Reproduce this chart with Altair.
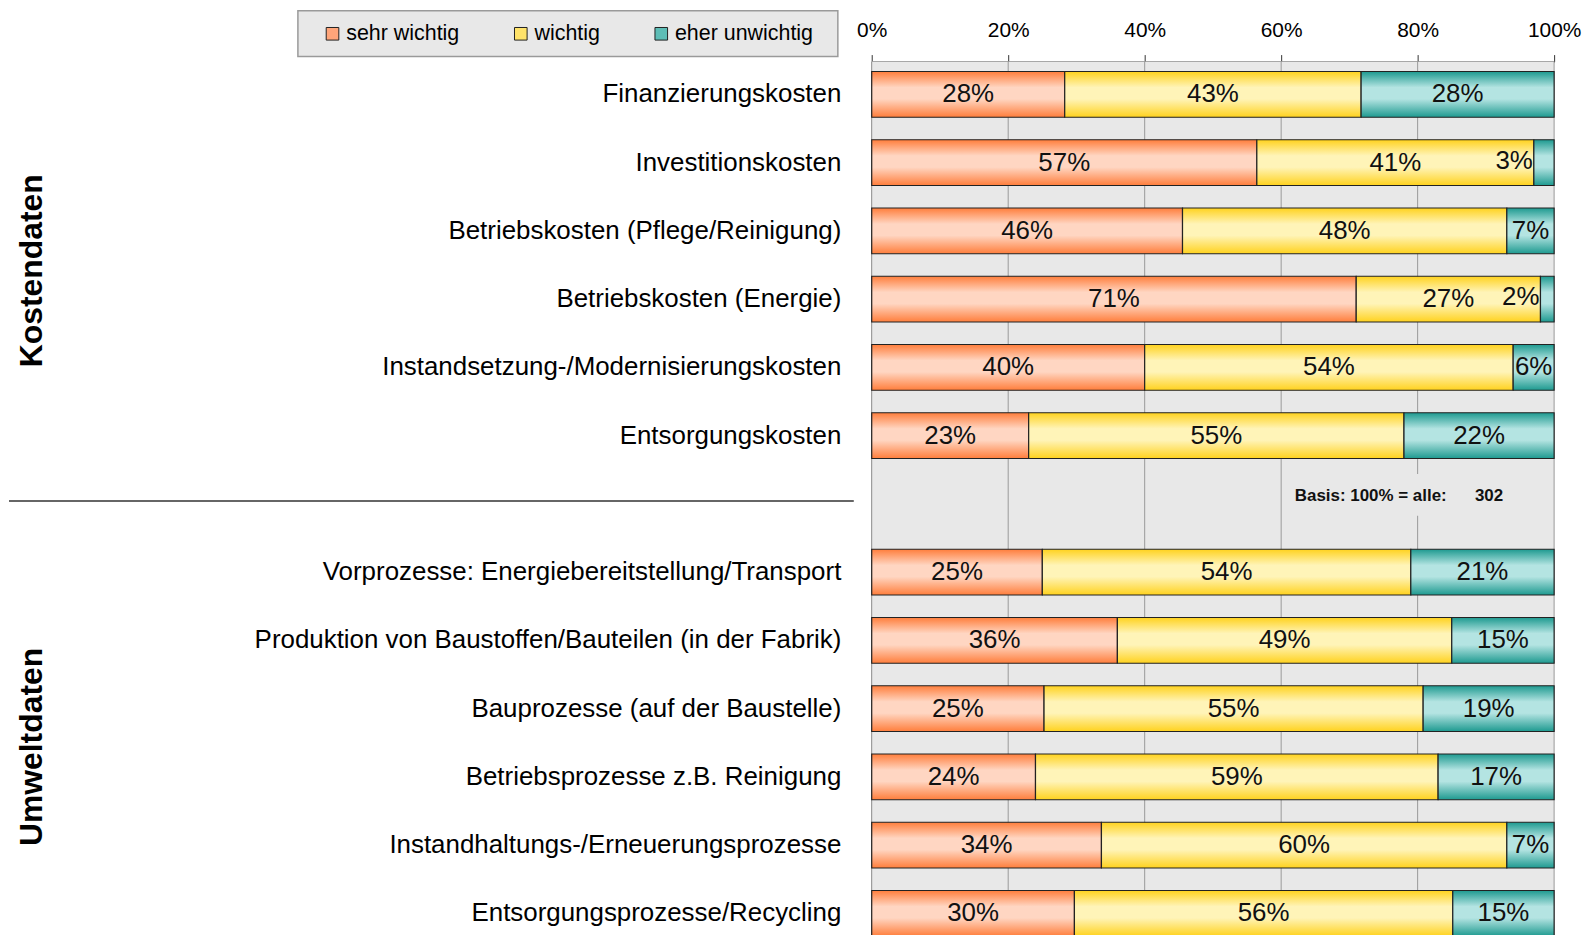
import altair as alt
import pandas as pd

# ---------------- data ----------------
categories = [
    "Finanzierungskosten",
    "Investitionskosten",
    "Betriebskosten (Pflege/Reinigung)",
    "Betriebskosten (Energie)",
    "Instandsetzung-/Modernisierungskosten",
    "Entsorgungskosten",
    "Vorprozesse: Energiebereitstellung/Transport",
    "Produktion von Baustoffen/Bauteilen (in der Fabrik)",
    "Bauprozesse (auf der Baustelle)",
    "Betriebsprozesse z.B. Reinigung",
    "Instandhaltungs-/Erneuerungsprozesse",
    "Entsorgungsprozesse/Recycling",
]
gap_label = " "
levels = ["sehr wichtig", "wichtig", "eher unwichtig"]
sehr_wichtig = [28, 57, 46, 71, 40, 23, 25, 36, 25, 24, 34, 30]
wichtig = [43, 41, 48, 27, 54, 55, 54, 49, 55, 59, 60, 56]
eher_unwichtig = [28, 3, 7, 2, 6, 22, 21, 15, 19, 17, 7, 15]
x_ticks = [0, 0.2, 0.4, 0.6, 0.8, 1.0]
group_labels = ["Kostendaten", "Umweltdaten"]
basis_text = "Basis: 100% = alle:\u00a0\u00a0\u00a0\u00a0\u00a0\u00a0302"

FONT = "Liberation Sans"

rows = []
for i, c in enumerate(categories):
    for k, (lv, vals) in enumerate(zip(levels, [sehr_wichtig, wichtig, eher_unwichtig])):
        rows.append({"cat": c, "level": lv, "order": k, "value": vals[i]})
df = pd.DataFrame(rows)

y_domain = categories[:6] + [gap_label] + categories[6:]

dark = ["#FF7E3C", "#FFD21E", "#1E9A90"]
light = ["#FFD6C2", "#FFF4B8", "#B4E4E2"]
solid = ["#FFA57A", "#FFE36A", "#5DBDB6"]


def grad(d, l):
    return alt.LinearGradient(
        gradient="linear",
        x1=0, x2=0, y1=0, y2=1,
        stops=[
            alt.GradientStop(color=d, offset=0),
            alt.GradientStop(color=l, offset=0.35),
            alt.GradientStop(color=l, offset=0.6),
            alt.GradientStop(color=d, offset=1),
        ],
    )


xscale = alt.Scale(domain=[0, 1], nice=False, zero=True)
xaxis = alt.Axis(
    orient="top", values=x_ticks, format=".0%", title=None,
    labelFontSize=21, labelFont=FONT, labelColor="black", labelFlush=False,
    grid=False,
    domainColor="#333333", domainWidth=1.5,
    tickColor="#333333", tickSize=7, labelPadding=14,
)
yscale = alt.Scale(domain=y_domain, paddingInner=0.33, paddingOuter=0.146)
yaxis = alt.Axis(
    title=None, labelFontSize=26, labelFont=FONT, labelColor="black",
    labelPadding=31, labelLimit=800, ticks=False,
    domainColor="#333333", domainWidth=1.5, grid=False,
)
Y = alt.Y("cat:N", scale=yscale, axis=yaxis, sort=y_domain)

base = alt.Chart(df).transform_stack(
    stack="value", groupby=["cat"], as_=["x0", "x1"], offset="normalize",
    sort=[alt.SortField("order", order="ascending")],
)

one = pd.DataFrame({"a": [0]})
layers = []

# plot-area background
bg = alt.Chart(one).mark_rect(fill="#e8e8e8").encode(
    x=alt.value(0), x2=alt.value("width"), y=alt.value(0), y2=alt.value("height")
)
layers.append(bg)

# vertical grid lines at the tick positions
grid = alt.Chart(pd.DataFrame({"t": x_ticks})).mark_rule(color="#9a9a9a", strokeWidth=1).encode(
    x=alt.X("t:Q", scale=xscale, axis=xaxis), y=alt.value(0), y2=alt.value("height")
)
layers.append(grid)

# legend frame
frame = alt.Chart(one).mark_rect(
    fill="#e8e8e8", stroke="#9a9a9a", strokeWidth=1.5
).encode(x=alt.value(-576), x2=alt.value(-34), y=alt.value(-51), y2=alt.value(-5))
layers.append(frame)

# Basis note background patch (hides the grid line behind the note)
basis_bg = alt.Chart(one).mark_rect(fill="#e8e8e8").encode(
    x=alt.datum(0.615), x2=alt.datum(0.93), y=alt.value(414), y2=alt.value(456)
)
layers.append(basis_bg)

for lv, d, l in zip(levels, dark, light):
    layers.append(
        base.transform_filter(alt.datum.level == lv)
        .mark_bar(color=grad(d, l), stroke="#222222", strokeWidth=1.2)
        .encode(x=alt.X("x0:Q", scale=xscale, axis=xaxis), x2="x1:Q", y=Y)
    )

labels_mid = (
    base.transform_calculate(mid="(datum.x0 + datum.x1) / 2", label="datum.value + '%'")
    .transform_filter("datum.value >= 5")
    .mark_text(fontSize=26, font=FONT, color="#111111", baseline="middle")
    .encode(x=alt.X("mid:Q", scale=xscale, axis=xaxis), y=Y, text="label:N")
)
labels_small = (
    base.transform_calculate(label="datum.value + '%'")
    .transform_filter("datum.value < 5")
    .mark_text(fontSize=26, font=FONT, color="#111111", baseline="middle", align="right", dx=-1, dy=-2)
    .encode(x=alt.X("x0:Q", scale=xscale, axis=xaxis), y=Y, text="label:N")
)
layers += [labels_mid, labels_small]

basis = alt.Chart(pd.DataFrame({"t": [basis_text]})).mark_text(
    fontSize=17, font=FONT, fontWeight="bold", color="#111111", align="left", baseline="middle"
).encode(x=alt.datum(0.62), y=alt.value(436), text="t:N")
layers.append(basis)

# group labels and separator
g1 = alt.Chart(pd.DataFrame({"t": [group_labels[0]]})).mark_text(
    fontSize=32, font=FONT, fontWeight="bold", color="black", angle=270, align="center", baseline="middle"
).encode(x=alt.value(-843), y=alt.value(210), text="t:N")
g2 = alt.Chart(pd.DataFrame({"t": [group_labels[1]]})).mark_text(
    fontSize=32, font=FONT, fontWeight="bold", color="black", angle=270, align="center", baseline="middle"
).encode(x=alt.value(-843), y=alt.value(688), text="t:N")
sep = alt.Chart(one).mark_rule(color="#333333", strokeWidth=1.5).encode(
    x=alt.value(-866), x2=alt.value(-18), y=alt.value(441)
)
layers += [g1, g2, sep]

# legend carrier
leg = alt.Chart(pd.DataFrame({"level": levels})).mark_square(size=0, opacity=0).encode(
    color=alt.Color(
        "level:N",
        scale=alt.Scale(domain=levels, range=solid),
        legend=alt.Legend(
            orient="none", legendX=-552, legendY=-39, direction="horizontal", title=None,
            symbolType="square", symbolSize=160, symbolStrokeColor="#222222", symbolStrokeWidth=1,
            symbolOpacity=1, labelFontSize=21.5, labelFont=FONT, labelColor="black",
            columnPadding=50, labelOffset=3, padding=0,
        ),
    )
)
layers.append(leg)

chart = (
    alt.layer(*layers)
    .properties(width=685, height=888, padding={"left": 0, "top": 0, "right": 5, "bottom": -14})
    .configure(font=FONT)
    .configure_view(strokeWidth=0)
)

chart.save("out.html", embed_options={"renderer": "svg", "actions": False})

------------------------

Short task →
Quote the material word for word, dropping any images it holds.

Solution for this task →
Reproduce this chart with Altair.
import altair as alt
import pandas as pd

# ---------------- data ----------------
categories = [
    "Finanzierungskosten",
    "Investitionskosten",
    "Betriebskosten (Pflege/Reinigung)",
    "Betriebskosten (Energie)",
    "Instandsetzung-/Modernisierungskosten",
    "Entsorgungskosten",
    "Vorprozesse: Energiebereitstellung/Transport",
    "Produktion von Baustoffen/Bauteilen (in der Fabrik)",
    "Bauprozesse (auf der Baustelle)",
    "Betriebsprozesse z.B. Reinigung",
    "Instandhaltungs-/Erneuerungsprozesse",
    "Entsorgungsprozesse/Recycling",
]
gap_label = " "
levels = ["sehr wichtig", "wichtig", "eher unwichtig"]
sehr_wichtig = [28, 57, 46, 71, 40, 23, 25, 36, 25, 24, 34, 30]
wichtig = [43, 41, 48, 27, 54, 55, 54, 49, 55, 59, 60, 56]
eher_unwichtig = [28, 3, 7, 2, 6, 22, 21, 15, 19, 17, 7, 15]
x_ticks = [0, 0.2, 0.4, 0.6, 0.8, 1.0]
group_labels = ["Kostendaten", "Umweltdaten"]
basis_text = "Basis: 100% = alle:\u00a0\u00a0\u00a0\u00a0\u00a0\u00a0302"

FONT = "Liberation Sans"

rows = []
for i, c in enumerate(categories):
    for k, (lv, vals) in enumerate(zip(levels, [sehr_wichtig, wichtig, eher_unwichtig])):
        rows.append({"cat": c, "level": lv, "order": k, "value": vals[i]})
df = pd.DataFrame(rows)

y_domain = categories[:6] + [gap_label] + categories[6:]

dark = ["#FF7E3C", "#FFD21E", "#1E9A90"]
light = ["#FFD6C2", "#FFF4B8", "#B4E4E2"]
solid = ["#FFA57A", "#FFE36A", "#5DBDB6"]


def grad(d, l):
    return alt.LinearGradient(
        gradient="linear",
        x1=0, x2=0, y1=0, y2=1,
        stops=[
            alt.GradientStop(color=d, offset=0),
            alt.GradientStop(color=l, offset=0.35),
            alt.GradientStop(color=l, offset=0.6),
            alt.GradientStop(color=d, offset=1),
        ],
    )


xscale = alt.Scale(domain=[0, 1], nice=False, zero=True)
xaxis = alt.Axis(
    orient="top", values=x_ticks, format=".0%", title=None,
    labelFontSize=21, labelFont=FONT, labelColor="black", labelFlush=False,
    grid=False,
    domainColor="#333333", domainWidth=1.5,
    tickColor="#333333", tickSize=7, labelPadding=14,
)
yscale = alt.Scale(domain=y_domain, paddingInner=0.33, paddingOuter=0.146)
yaxis = alt.Axis(
    title=None, labelFontSize=26, labelFont=FONT, labelColor="black",
    labelPadding=31, labelLimit=800, ticks=False,
    domainColor="#333333", domainWidth=1.5, grid=False,
)
Y = alt.Y("cat:N", scale=yscale, axis=yaxis, sort=y_domain)

base = alt.Chart(df).transform_stack(
    stack="value", groupby=["cat"], as_=["x0", "x1"], offset="normalize",
    sort=[alt.SortField("order", order="ascending")],
)

one = pd.DataFrame({"a": [0]})
layers = []

# plot-area background
bg = alt.Chart(one).mark_rect(fill="#e8e8e8").encode(
    x=alt.value(0), x2=alt.value("width"), y=alt.value(0), y2=alt.value("height")
)
layers.append(bg)

# vertical grid lines at the tick positions
grid = alt.Chart(pd.DataFrame({"t": x_ticks})).mark_rule(color="#9a9a9a", strokeWidth=1).encode(
    x=alt.X("t:Q", scale=xscale, axis=xaxis), y=alt.value(0), y2=alt.value("height")
)
layers.append(grid)

# legend frame
frame = alt.Chart(one).mark_rect(
    fill="#e8e8e8", stroke="#9a9a9a", strokeWidth=1.5
).encode(x=alt.value(-576), x2=alt.value(-34), y=alt.value(-51), y2=alt.value(-5))
layers.append(frame)

# Basis note background patch (hides the grid line behind the note)
basis_bg = alt.Chart(one).mark_rect(fill="#e8e8e8").encode(
    x=alt.datum(0.615), x2=alt.datum(0.93), y=alt.value(414), y2=alt.value(456)
)
layers.append(basis_bg)

for lv, d, l in zip(levels, dark, light):
    layers.append(
        base.transform_filter(alt.datum.level == lv)
        .mark_bar(color=grad(d, l), stroke="#222222", strokeWidth=1.2)
        .encode(x=alt.X("x0:Q", scale=xscale, axis=xaxis), x2="x1:Q", y=Y)
    )

labels_mid = (
    base.transform_calculate(mid="(datum.x0 + datum.x1) / 2", label="datum.value + '%'")
    .transform_filter("datum.value >= 5")
    .mark_text(fontSize=26, font=FONT, color="#111111", baseline="middle")
    .encode(x=alt.X("mid:Q", scale=xscale, axis=xaxis), y=Y, text="label:N")
)
labels_small = (
    base.transform_calculate(label="datum.value + '%'")
    .transform_filter("datum.value < 5")
    .mark_text(fontSize=26, font=FONT, color="#111111", baseline="middle", align="right", dx=-1, dy=-2)
    .encode(x=alt.X("x0:Q", scale=xscale, axis=xaxis), y=Y, text="label:N")
)
layers += [labels_mid, labels_small]

basis = alt.Chart(pd.DataFrame({"t": [basis_text]})).mark_text(
    fontSize=17, font=FONT, fontWeight="bold", color="#111111", align="left", baseline="middle"
).encode(x=alt.datum(0.62), y=alt.value(436), text="t:N")
layers.append(basis)

# group labels and separator
g1 = alt.Chart(pd.DataFrame({"t": [group_labels[0]]})).mark_text(
    fontSize=32, font=FONT, fontWeight="bold", color="black", angle=270, align="center", baseline="middle"
).encode(x=alt.value(-843), y=alt.value(210), text="t:N")
g2 = alt.Chart(pd.DataFrame({"t": [group_labels[1]]})).mark_text(
    fontSize=32, font=FONT, fontWeight="bold", color="black", angle=270, align="center", baseline="middle"
).encode(x=alt.value(-843), y=alt.value(688), text="t:N")
sep = alt.Chart(one).mark_rule(color="#333333", strokeWidth=1.5).encode(
    x=alt.value(-866), x2=alt.value(-18), y=alt.value(441)
)
layers += [g1, g2, sep]

# legend carrier
leg = alt.Chart(pd.DataFrame({"level": levels})).mark_square(size=0, opacity=0).encode(
    color=alt.Color(
        "level:N",
        scale=alt.Scale(domain=levels, range=solid),
        legend=alt.Legend(
            orient="none", legendX=-552, legendY=-39, direction="horizontal", title=None,
            symbolType="square", symbolSize=160, symbolStrokeColor="#222222", symbolStrokeWidth=1,
            symbolOpacity=1, labelFontSize=21.5, labelFont=FONT, labelColor="black",
            columnPadding=50, labelOffset=3, padding=0,
        ),
    )
)
layers.append(leg)

chart = (
    alt.layer(*layers)
    .properties(width=685, height=888, padding={"left": 0, "top": 0, "right": 5, "bottom": -14})
    .configure(font=FONT)
    .configure_view(strokeWidth=0)
)

chart.save("out.html", embed_options={"renderer": "svg", "actions": False})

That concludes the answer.